Section 6, "Conceptual overview" provides a summary of the features, terminology and specific concepts used in ASAM OpenSCENARIO.

ASAM OpenSCENARIO language specification

Section 7, "Language reference manual" contains the normative specification of the language, its syntax, grammar, semantics and more. This documentation helps to start creating scenarios right away, and in getting familiar with the domain-specific language that is used in ASAM OpenSCENARIO.

Using the domain model

Section 8, "Domain model reference" contains information how to use the domain model. The documentation defines the different entities in the "world" of ASAM OpenSCENARIO.


Section 9, "User guide" contains guidelines how to write reusable scenarios, and how to properly format ASAM OpenSCENARIO code.

Section 9.3, "Extending the domain model" explains how to define various entities in ASAM OpenSCENARIO, for example actors, structs or actions. New entities can then be added and used in scenarios.


Scenario developers may need functionality that is not available in this release. Such functionality may be missing because it has not been implemented yet (but is a candidate for future releases) or because it has been considered implementation-specific (and has therefore been left out intentionally).

The language offers self-extension capabilities as well as the ability to bind to external software (methods that are implemented in a different language or mechanism).

Consult the instructions on extending the domain model to use entities, actors, or actions that are not currently defined in the domain model (see Section 9.3, "Extending the domain model").

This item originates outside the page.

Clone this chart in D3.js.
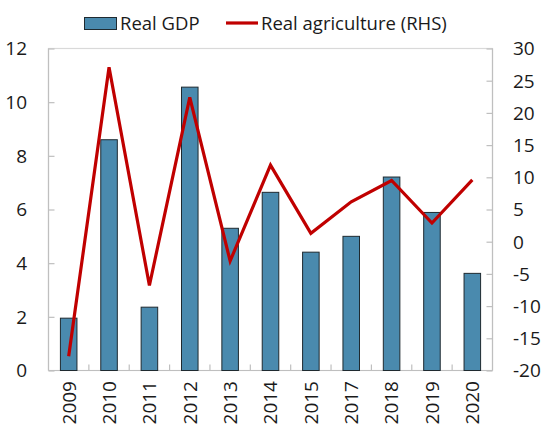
<!DOCTYPE html>
<html>
<head>
<meta charset="utf-8">
<script src="https://cdn.jsdelivr.net/npm/d3@7"></script>
<style>
  html, body { margin: 0; padding: 0; background: #fff; }
  svg { display: block; font-family: "Open Sans", "Noto Sans", sans-serif; }
</style>
</head>
<body>
<svg id="chart" width="548" height="428"></svg>
<script>
// Annual growth, per cent
const years = ["2009", "2010", "2011", "2012", "2013", "2014", "2015", "2017", "2018", "2019", "2020"];
const realGDP = [1.95, 8.6, 2.36, 10.56, 5.3, 6.64, 4.41, 5.0, 7.21, 5.89, 3.62];
const realAgriculture = [-17.8, 27.1, -6.8, 22.4, -3.0, 11.9, 1.3, 6.2, 9.5, 2.9, 9.6];
const leftTicks = [0, 2, 4, 6, 8, 10, 12];
const rightTicks = [-20, -15, -10, -5, 0, 5, 10, 15, 20, 25, 30];

const svg = d3.select("#chart");
const m = { left: 48.5, right: 492.5, top: 48.5, bottom: 370.5 };
const axisColor = "#bfbfbf";
const fontSize = 19;

const x = d3.scaleBand().domain(years).range([m.left, m.right]).paddingInner(0.59).paddingOuter(0.295);
const yL = d3.scaleLinear().domain([0, 12]).range([m.bottom, m.top]);
const yR = d3.scaleLinear().domain([-20, 30]).range([m.bottom, m.top]);

// plot frame
svg.append("rect")
  .attr("x", m.left).attr("y", m.top)
  .attr("width", m.right - m.left).attr("height", m.bottom - m.top)
  .attr("fill", "none").attr("stroke", "#d9d9d9").attr("stroke-width", 1.2);

// left axis
const gL = svg.append("g").attr("transform", `translate(${m.left},0)`)
  .call(d3.axisRight(yL).tickValues(leftTicks).tickSize(6).tickFormat(""));
gL.selectAll("line, path").attr("stroke", axisColor).attr("stroke-width", 1.2);
gL.select(".domain").attr("d", `M0,${m.top}V${m.bottom}`);
svg.append("g").selectAll("text").data(leftTicks).join("text")
  .attr("x", 27).attr("y", d => yL(d)).attr("dy", "0.36em")
  .attr("text-anchor", "end").attr("font-size", fontSize).attr("fill", "#1a1a1a")
  .text(d => d);

// right axis
const gR = svg.append("g").attr("transform", `translate(${m.right},0)`)
  .call(d3.axisLeft(yR).tickValues(rightTicks).tickSize(6).tickFormat(""));
gR.selectAll("line, path").attr("stroke", axisColor).attr("stroke-width", 1.2);
gR.select(".domain").attr("d", `M0,${m.top}V${m.bottom}`);
svg.append("g").selectAll("text").data(rightTicks).join("text")
  .attr("x", 513).attr("y", d => yR(d)).attr("dy", "0.36em")
  .attr("text-anchor", "start").attr("font-size", fontSize).attr("fill", "#1a1a1a")
  .text(d => d);

// x axis: ticks sit between categories
const step = x.step();
const boundaries = years.slice(1).map(d => x(d) - x.paddingInner() * step / 2);
svg.append("g").selectAll("line").data(boundaries).join("line")
  .attr("x1", d => d).attr("x2", d => d)
  .attr("y1", m.bottom).attr("y2", m.bottom - 6)
  .attr("stroke", axisColor).attr("stroke-width", 1.2);
svg.append("line")
  .attr("x1", m.left).attr("x2", m.right).attr("y1", m.bottom).attr("y2", m.bottom)
  .attr("stroke", axisColor).attr("stroke-width", 1.2);

// bars
svg.append("g").selectAll("rect").data(years).join("rect")
  .attr("x", d => x(d)).attr("width", x.bandwidth())
  .attr("y", (d, i) => yL(realGDP[i]))
  .attr("height", (d, i) => yL(0) - yL(realGDP[i]))
  .attr("fill", "#4a8aae").attr("stroke", "#1f2a30").attr("stroke-width", 1);

// line on the right-hand scale
const line = d3.line()
  .x((d, i) => x(years[i]) + x.bandwidth() / 2)
  .y(d => yR(d));
svg.append("path").datum(realAgriculture)
  .attr("d", line).attr("fill", "none")
  .attr("stroke", "#c00000").attr("stroke-width", 3.2)
  .attr("stroke-linejoin", "miter");

// year labels, rotated
svg.append("g").selectAll("text").data(years).join("text")
  .attr("transform", d => `translate(${x(d) + x.bandwidth() / 2},381) rotate(-90)`)
  .attr("dy", "0.36em").attr("text-anchor", "end")
  .attr("font-size", fontSize).attr("fill", "#1a1a1a")
  .text(d => d);

// legend
const legendSize = 18.5;
const lg = svg.append("g");
lg.append("rect").attr("x", 84.5).attr("y", 17.5).attr("width", 32).attr("height", 12)
  .attr("fill", "#4a8aae").attr("stroke", "#1f2a30").attr("stroke-width", 1);
lg.append("text").attr("x", 120).attr("y", 29.5).attr("font-size", legendSize).attr("fill", "#1a1a1a")
  .text("Real GDP");
lg.append("line").attr("x1", 226).attr("x2", 258).attr("y1", 23).attr("y2", 23)
  .attr("stroke", "#c00000").attr("stroke-width", 3.2);
lg.append("text").attr("x", 261).attr("y", 29.5).attr("font-size", legendSize).attr("fill", "#1a1a1a")
  .text("Real agriculture (RHS)");
</script>
</body>
</html>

Scenario developers can use calls to external functions if they have to implement missing functionality. For example, this version of ASAM OpenSCENARIO does not define a built-in distribution function for parameter values. Such distribution functions can be implemented by an external method (see Section 7.3.7, "Methods" for the definition of external methods). Parameters can be constrained by such an external method (see Annex C, Parameter distributions (informative) for an example).